Second, in addressing uncertainty associated with funding illiquidity, information about institutions asset structure (including, for instance, maturity and marketability) and their associated funding strategies would be important in judging how well funding liquidity is being managed. Most recently, many non-banks-including conduits and SIVs-have undertaken the traditional maturity mismatch associated with banks. Some of the investors providing funding for this activity-typically, in the case of conduits and SIVs, through vehicles such as asset-backed commercial paper backed up by contingent credit lines-apparently were unaware of the risks involved. The entities holding the hard-to-value, potentially illiquid assets also did not adequately factor in the risks of market illiquidity or of a potential loss of their funding sources. For the public to assess the soundness of these new financial institutions, regulated entities will need to provide more information about their relationships with them, their specific exposures (through guarantees or contingent credit lines), and the associated revenues and costs.

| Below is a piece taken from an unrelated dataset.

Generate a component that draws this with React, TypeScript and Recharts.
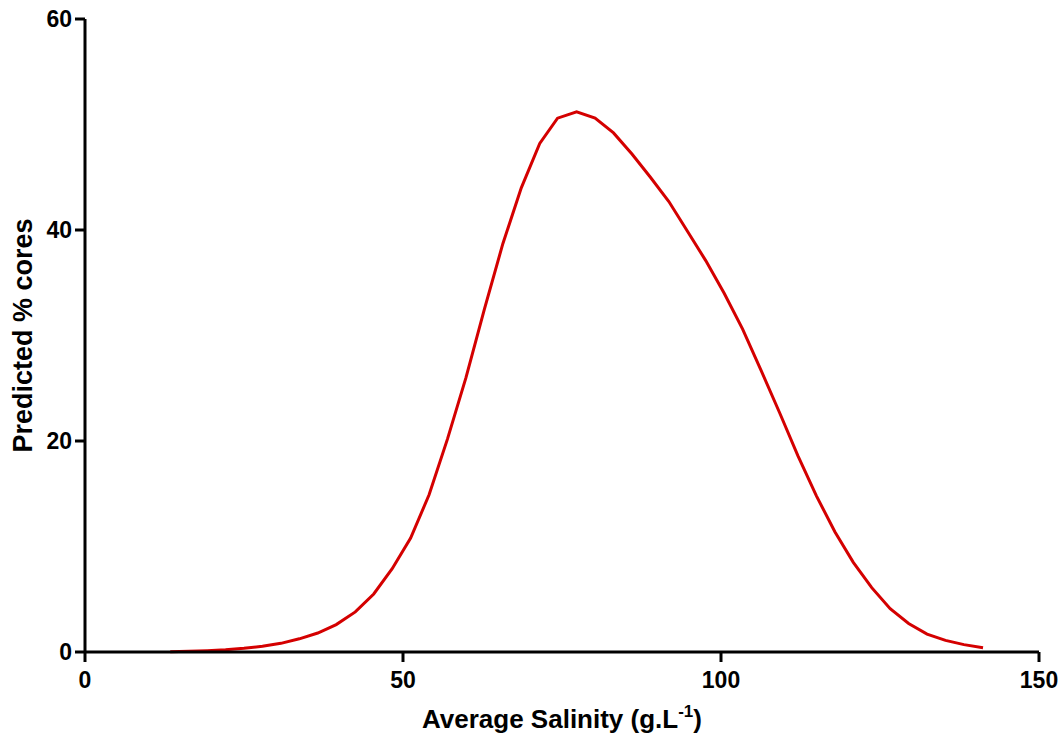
import React from 'react';
import { LineChart, Line, XAxis, YAxis, Label } from 'recharts';

const salinity = [
  13.4, 16.3, 19.2, 22.1, 25.0, 27.9, 30.8, 33.7, 36.6, 39.5,
  42.5, 45.4, 48.3, 51.2, 54.1, 57.0, 59.9, 62.8, 65.7, 68.6,
  71.5, 74.3, 77.3, 80.2, 83.1, 86.0, 88.9, 91.8, 94.7, 97.6,
  100.5, 103.4, 106.3, 109.2, 112.1, 115.0, 117.9, 120.8, 123.7, 126.6,
  129.5, 132.4, 135.3, 138.2, 141.2,
];
const predictedCores = [
  0.03, 0.07, 0.13, 0.22, 0.35, 0.55, 0.82, 1.25, 1.8, 2.6,
  3.8, 5.5, 7.9, 10.8, 14.9, 20.2, 26.0, 32.5, 38.7, 44.0,
  48.2, 50.6, 51.2, 50.6, 49.2, 47.2, 45.0, 42.7, 39.9, 37.1,
  34.0, 30.6, 26.7, 22.7, 18.6, 14.8, 11.4, 8.5, 6.1, 4.1,
  2.7, 1.7, 1.1, 0.7, 0.4,
];
const xTicks = [0, 50, 100, 150];
const yTicks = [0, 20, 40, 60];

const data = salinity.map((s, i) => ({ s, p: predictedCores[i] }));

const FONT = '"Liberation Sans", Arial, Helvetica, sans-serif';

const XTitle = (props: any) => {
  const vb = props.viewBox || {};
  const cx = vb.x + vb.width / 2;
  return (
    <text x={cx} y={728} textAnchor="middle" fontFamily={FONT} fontWeight="bold" fontSize={26} fill="#000">
      Average Salinity (g.L
      <tspan fontSize={17} dy={-11}>-1</tspan>
      <tspan dy={11}>)</tspan>
    </text>
  );
};

const YTitle = (props: any) => {
  const vb = props.viewBox || {};
  const cy = vb.y + vb.height / 2;
  return (
    <text x={32} y={cy} transform={`rotate(-90, 32, ${cy})`} textAnchor="middle" fontFamily={FONT} fontWeight="bold" fontSize={27} fill="#000">
      Predicted % cores
    </text>
  );
};

export default function App() {
  return (
    <div style={{ position: 'absolute', left: 0, top: 0, background: '#fff' }}>
      <LineChart width={1064} height={739} data={data} margin={{ top: 19, right: 25, bottom: 0, left: 0 }}>
        <XAxis
          dataKey="s"
          type="number"
          domain={[0, 150]}
          ticks={xTicks}
          height={87}
          tickSize={10}
          tickMargin={10}
          axisLine={{ stroke: '#000', strokeWidth: 3 }}
          tickLine={{ stroke: '#000', strokeWidth: 3 }}
          tick={{ fill: '#000', fontSize: 23, fontWeight: 'bold', fontFamily: FONT }}
          interval={0}
        >
          <Label content={<XTitle />} />
        </XAxis>
        <YAxis
          type="number"
          domain={[0, 60]}
          ticks={yTicks}
          width={85}
          tickSize={10}
          tickMargin={3}
          axisLine={{ stroke: '#000', strokeWidth: 3 }}
          tickLine={{ stroke: '#000', strokeWidth: 3 }}
          tick={{ fill: '#000', fontSize: 23, fontWeight: 'bold', fontFamily: FONT }}
          interval={0}
        >
          <Label content={<YTitle />} />
        </YAxis>
        <Line
          dataKey="p"
          type="linear"
          stroke="#d40000"
          strokeWidth={3}
          dot={false}
          isAnimationActive={false}
        />
      </LineChart>
    </div>
  );
}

I would like to stress that improvements in the practices of market participants-including issuers, investors and intermediaries-is not only possible, it is also likely to improve information flow and to reduce uncertainties. In many cases, the recent problems will induce new private sector initiatives-witness rating agencies' proposal to produce liquidity ratings. However, new regulations also may be needed to induce parties to reveal information that they would rather not disclose.

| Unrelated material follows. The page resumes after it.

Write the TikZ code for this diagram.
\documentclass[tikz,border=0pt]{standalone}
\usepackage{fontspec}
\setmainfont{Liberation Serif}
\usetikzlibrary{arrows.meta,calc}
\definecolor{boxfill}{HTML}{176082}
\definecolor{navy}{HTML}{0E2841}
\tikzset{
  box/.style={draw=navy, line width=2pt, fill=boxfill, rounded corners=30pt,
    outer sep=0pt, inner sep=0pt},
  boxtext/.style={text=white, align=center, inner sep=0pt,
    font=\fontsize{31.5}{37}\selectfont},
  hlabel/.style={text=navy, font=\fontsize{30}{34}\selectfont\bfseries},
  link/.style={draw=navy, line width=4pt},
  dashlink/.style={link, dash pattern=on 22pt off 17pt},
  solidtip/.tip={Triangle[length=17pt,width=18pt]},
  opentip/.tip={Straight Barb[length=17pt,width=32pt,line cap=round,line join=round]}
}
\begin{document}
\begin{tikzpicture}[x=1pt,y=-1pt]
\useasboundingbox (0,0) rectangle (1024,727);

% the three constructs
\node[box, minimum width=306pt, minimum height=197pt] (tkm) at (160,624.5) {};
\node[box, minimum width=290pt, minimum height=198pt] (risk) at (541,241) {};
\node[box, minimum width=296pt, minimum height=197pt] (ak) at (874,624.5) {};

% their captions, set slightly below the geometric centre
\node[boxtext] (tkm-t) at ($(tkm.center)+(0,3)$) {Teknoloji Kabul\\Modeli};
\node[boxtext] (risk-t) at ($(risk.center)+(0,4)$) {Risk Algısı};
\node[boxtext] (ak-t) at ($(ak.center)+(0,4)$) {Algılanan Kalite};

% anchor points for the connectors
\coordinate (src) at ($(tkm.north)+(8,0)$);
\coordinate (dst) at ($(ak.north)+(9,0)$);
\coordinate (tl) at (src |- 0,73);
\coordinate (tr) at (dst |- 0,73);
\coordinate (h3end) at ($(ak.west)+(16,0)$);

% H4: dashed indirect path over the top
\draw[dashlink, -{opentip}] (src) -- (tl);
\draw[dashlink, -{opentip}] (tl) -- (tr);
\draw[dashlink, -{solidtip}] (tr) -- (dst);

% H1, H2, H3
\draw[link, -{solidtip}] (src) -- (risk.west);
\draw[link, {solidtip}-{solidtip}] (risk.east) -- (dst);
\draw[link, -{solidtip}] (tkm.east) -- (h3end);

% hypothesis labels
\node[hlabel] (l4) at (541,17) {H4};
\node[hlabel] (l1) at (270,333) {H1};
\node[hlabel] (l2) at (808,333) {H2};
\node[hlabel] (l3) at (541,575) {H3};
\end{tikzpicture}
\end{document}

Here, I would like to sound a note of caution: We must be careful not to focus excessively on new regulations intended to fight the last battle when the next one could be different. We already have made a lot of progress in recognizing that supervision should be "risk-based" and that regulation should be "incentive compatible." These principles should be kept in mind when we look ahead. The key will be to adapt these concepts to the problems of today with careful thought given to what we expect to happen tomorrow.

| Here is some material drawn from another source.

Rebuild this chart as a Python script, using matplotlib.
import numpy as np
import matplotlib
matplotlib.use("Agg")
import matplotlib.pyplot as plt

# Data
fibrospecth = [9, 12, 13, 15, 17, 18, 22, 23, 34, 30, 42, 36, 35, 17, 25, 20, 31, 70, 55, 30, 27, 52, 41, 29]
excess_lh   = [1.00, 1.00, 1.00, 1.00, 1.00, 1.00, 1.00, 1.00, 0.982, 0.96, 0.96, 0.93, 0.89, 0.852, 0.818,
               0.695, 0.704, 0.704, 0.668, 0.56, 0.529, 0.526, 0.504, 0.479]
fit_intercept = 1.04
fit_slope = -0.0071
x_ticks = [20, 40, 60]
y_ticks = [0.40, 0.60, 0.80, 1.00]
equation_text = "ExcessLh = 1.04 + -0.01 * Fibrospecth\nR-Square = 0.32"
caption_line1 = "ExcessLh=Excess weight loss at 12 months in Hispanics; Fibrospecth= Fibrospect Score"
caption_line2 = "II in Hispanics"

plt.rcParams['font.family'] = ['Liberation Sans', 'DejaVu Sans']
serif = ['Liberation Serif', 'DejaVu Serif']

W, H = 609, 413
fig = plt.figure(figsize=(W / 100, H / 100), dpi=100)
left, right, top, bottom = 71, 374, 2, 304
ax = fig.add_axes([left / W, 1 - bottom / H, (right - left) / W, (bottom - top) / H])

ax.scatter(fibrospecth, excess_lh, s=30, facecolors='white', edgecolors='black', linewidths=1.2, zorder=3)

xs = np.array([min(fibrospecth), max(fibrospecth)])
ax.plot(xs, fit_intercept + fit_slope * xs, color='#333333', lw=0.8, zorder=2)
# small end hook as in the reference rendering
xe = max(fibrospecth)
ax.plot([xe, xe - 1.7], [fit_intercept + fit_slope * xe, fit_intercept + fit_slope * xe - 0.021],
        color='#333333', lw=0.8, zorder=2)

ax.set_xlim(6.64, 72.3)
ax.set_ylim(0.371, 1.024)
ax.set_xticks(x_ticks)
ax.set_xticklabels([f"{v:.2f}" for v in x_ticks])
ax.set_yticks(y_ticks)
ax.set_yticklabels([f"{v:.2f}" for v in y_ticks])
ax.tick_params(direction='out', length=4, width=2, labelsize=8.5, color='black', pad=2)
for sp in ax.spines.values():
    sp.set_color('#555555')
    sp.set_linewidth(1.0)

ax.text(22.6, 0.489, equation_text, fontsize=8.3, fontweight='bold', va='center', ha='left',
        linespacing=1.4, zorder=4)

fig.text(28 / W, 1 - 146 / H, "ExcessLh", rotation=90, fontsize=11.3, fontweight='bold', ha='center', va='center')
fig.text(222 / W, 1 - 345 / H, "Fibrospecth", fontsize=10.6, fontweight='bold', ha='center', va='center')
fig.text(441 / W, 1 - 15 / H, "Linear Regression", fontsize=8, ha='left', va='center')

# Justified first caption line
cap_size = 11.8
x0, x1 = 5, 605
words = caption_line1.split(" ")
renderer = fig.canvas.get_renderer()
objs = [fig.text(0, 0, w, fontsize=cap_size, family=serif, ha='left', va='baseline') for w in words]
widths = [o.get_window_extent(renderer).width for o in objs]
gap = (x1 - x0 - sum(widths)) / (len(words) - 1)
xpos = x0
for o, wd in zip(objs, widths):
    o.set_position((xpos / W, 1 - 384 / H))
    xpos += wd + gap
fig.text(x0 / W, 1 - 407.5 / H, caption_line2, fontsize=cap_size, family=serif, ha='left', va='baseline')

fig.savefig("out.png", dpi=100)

For this reason, I find some of the latest criticism of Basel II to be just a bit too facile. It has been claimed that conduits and SIVs were conceived as a means to avoid Basel II capital charges by placing assets off bank's balance sheets. In a Basel II world, however, it would be less costly to put the assets held by conduits and SIVs on the balance sheet than in the current Basel I world, since their risk-sensitive ratings likely would have required less capital charges than in Basel I. The current debate about ratings agency regulation is another area where we must tread carefully in order not to stifle innovation.

For example, many observers have pointed to the longstanding conflict of interest within ratings agencies' business model as a principal cause of recent difficulties. While rating agencies clearly misjudged the credit deterioration underlying some of the securities they rated-and incentives likely pressed them to rate too many complex structures too quickly-the notion that they are primarily to blame suggests that investors need not do their homework and can rely entirely on third parties. Clearly, investors share the blame for recent market difficulties. They should not take a credit rating letter grade on complex securities as the principal element of their due diligence process. Nonetheless, rating agencies will continue to play an important role in providing third party opinions about credit risks, especially in areas where credit risks are difficult to assess. At the same time, ratings agencies no doubt realize that they need to adapt. When the instruments they rate for their probability of default are highly susceptible to market and liquidity risk as well, they should acknowledge and include an assessment of this as well.

In addition to making sure that market participants have access to the necessary information, there is a role for regulation when individually rational behavior from a set of financial institutions produces a collectively bad outcome: Such an outcome is most likely in areas where it will be difficult for market incentives to work properly. For instance, risk management systems place "risk-based" limits on traders' positions. These limits may work well when volatility is in "normal" ranges, but when volatility spikes abruptly, positions may need to be reduced rapidly in order to satisfy certain regulatory capital requirements or internal firm rules. Credit rating downgrades also can lead to abrupt valuation changes. At a minimum, risk management techniques need to account for market participants' likely actions during "tail" events-and this will be very difficult to accomplish satisfactorily.

As we all recognize, there are many interactive effects that crop up in times of stress but that are absent in normal circumstances. The most evident of these is related to liquidity stress, when many institutions simultaneously want to assure themselves of credit availability. Credit providers often cannot anticipate these circumstances with certainty. This problem was illustrated by the recent Canadian situation, where one issuer's difficulties in re-financing commercial paper led to 17 other issuers requesting funding from their liquidity providers, intensifying the on-going market sell off.

To summarize, my main message here, is that we can use the current strains in financial markets to understand where market weaknesses have been exposed. Market practices themselves are likely to adapt to this knowledge. But where market incentives fail, the regulatory responses should be forward-looking, and not stifle the underlying process of financial innovation.

The third question is, "What do we need to change to be more effective at dealing with the aftermath of systemic risks?" Past financial crises have provided some "first aid kits," mostly in the form of deposit insurance for bank depositors, guarantee funds for pensions and mortgage lenders, legal structures for "bad" banks to resolve bad assets, and lender of last resort action by central banks. Globalization makes it harder to identify who will provide the "first aid kits." When the ownership of financial institutions is held by individuals, or by institutions, across several countries, this is a non-trivial problem. It could be that the parties most in need of emergency support are relatively uninvolved with the financial sector, even if financial markets may have been at the epicenter of the shock. Countries with well-developed financial systems, generally good information, and transparent policies may be better able to cope with the economic effects of financial disturbances, but economies that lack these characteristics may not.

A discussion of potential spillovers leads naturally to a last question: "What is the Fund's role in all this?" Given the Fund's universal membership and broad mandate, it could provide a catalytic role in bringing together policy makers of various countries-along with other relevant international institutions-before, during, or after a systemic shock. The Fund could help identify potential or real cross-border financial disturbances, identify their transmission mechanisms, ensure that financial markets' "plumbing" (such as clearing and settlement systems as well as mechanisms for liquidity provision) are in good working order, and if necessary after a shock, to identify and facilitate solutions. Fund researchers are analyzing how systemic events are likely to take place in current circumstances-their precursors, linkages, and after effects-and actions that can head them off and/or ameliorate their impact. The Multilateral Consultation-a novel tool introduced by the Fund specifically to facilitate frank and open discussions on key economic issues of mutual interest to our members-could be useful.

There may be other roles the Fund could and should play in this arena. As this conference progresses, I would be delighted to hear your suggestions about the Fund's role, or about any of the other questions I have posed today.

Thank you very much for your attention.